After a short period as an instructor at 2 OTU he was posted to Vickers Supermarine as a production test pilot. He was part of a team that test flew Spitfires as they left the production lines.

==Test pilot==
In 1946 when he left the RAF he was invited to remain at Vickers as part of the test flying team. He soon showed an aptitude for testing new types and was soon involved in the testing of new naval fighters the jet-powered Attacker and Scimitar.

In May 1950 Colquhoun was flying an Attacker to test the effectiveness of the air brakes. On the third of two dives the outer portion of the starboard wing folded up and the ailerons became locked. Colquhoun decided not to eject and managed to do a high-speed landing at Chilbolton, he used all but the last 100 yards (90m) of the runway and burst a tyre. He had saved the aircraft so the cause could be discovered and was awarded the George Medal for his efforts.

==Hovercraft==
Colquhoun was soon testing the new hovercraft being produced by Vickers and went on to become operations manager of Vickers' Hovercraft division. In 1962 Colquhoun piloted a Vickers-Armstrongs VA-3 on the first public hovercraft service which was between Wallasey and Rhyl. In 1966 he joined Hoverlloyd as operational manager for the cross channel hovercraft service, he later becoming managing director. When Hoverlloyd was taken over by Seaspeed he then ran their jetfoil service to Dieppe.

==Later life==
Colquhoun became custodian of Chiddingstone Castle before he retired to live at Broadstairs in Kent.

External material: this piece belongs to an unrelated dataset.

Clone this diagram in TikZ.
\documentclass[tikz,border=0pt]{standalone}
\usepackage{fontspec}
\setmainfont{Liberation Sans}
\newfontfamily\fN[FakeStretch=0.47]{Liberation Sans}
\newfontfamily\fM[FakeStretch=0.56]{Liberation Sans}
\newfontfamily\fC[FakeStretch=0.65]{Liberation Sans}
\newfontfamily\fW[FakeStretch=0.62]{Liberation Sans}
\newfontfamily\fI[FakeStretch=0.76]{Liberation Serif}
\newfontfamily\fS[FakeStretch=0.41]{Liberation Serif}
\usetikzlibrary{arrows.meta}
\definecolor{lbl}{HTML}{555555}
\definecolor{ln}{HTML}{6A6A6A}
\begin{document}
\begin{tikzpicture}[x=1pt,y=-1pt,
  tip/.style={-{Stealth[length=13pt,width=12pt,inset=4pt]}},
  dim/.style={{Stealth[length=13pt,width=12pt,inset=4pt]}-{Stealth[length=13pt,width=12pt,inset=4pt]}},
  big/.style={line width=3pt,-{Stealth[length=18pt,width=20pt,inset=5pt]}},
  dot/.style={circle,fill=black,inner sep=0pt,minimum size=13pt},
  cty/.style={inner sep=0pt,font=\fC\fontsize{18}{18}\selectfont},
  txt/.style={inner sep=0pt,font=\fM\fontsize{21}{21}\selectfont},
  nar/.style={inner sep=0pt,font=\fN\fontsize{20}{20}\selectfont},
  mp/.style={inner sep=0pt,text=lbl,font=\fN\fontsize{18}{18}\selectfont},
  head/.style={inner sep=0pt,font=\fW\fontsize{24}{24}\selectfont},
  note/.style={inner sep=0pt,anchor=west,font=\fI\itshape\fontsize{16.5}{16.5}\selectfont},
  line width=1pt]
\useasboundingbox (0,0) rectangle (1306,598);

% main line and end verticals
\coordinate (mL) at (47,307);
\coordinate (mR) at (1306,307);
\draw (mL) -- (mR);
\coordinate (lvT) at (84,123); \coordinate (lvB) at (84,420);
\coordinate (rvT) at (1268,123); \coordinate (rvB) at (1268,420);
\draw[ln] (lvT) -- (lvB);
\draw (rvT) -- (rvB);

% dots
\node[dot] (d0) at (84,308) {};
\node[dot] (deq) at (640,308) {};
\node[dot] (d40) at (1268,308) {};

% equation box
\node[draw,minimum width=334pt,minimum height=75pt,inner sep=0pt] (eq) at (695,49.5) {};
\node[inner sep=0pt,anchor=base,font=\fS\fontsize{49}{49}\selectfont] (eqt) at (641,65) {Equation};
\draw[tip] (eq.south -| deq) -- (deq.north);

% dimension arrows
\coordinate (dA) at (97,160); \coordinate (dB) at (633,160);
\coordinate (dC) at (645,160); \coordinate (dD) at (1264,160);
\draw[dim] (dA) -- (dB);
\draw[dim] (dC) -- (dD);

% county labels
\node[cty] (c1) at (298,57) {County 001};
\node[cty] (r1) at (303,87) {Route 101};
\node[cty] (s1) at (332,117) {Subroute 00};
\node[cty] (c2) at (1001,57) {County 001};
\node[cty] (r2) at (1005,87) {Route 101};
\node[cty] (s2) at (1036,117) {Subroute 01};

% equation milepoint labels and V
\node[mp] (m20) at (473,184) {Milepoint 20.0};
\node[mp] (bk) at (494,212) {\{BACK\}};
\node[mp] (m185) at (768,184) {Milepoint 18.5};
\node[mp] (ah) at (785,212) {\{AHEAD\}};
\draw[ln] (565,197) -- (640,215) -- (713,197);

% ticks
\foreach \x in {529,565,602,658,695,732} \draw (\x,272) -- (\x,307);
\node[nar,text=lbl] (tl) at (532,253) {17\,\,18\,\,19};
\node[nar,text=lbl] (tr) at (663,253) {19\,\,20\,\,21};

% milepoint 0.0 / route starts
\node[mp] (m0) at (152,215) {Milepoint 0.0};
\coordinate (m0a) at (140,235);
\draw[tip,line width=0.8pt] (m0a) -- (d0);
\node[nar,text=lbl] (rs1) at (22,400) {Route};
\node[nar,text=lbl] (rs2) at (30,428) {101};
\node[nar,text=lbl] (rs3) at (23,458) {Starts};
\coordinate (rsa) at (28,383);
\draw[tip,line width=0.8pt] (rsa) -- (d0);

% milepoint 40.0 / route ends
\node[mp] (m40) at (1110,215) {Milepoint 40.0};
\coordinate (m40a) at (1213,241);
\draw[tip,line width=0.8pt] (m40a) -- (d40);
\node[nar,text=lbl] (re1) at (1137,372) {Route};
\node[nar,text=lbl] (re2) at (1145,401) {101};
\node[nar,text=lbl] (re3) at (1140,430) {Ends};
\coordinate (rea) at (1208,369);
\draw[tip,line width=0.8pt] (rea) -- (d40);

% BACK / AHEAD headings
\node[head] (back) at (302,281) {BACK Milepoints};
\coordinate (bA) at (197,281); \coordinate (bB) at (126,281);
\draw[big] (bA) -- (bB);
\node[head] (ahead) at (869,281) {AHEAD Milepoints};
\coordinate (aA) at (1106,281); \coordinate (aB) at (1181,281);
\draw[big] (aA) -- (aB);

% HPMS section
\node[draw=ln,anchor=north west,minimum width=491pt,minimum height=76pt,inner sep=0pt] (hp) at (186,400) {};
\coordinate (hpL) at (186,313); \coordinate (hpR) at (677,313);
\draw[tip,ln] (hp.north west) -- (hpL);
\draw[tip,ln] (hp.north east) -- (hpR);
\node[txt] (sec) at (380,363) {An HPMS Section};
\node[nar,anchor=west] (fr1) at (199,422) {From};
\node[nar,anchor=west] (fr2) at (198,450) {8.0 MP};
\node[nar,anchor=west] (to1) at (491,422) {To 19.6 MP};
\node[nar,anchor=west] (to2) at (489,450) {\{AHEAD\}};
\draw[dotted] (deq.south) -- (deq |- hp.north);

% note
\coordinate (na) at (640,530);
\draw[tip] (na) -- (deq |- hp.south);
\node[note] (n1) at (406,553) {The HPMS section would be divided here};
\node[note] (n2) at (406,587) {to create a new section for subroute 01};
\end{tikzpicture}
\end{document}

He died in 2001 leaving a wife and four daughters.

==Honours and awards==
- 1 August 1950 – Leslie Robert Colquhoun, DFC, DFM, Civil Test Pilot, Vickers Armstrongs Ltd., Supermarine Works. (Chilbolton, Hampshire) is awarded the George Medal:

Colquhoun was carrying out high speed tests on the first production of an aircraft and in the course of one of these tests, at a very high speed, the outer portion of the starboard wing folded up and remained vertical. The ailerons were virtually locked and control was almost lost, but the pilot found that by the use of full left rudder and by maintaining a speed in excess of 200 knots he could retain some measure of control. He would have been fully justified in abandoning the aircraft, but he realised the importance of investigating the cause of the failure quickly and the delay which would be involved if the aircraft was damaged so extensively as to conceal the original cause. He therefore decided to attempt to retain control and land. By skill and judgment of a very high order he made a successful landing at the airfield, thereby enabling the cause of the wing failure to be quickly ascertained and rectified. Colquhoun showed exceptional courage and coolness in circumstances of great danger and deliberately risked his life to bring the aircraft down intact.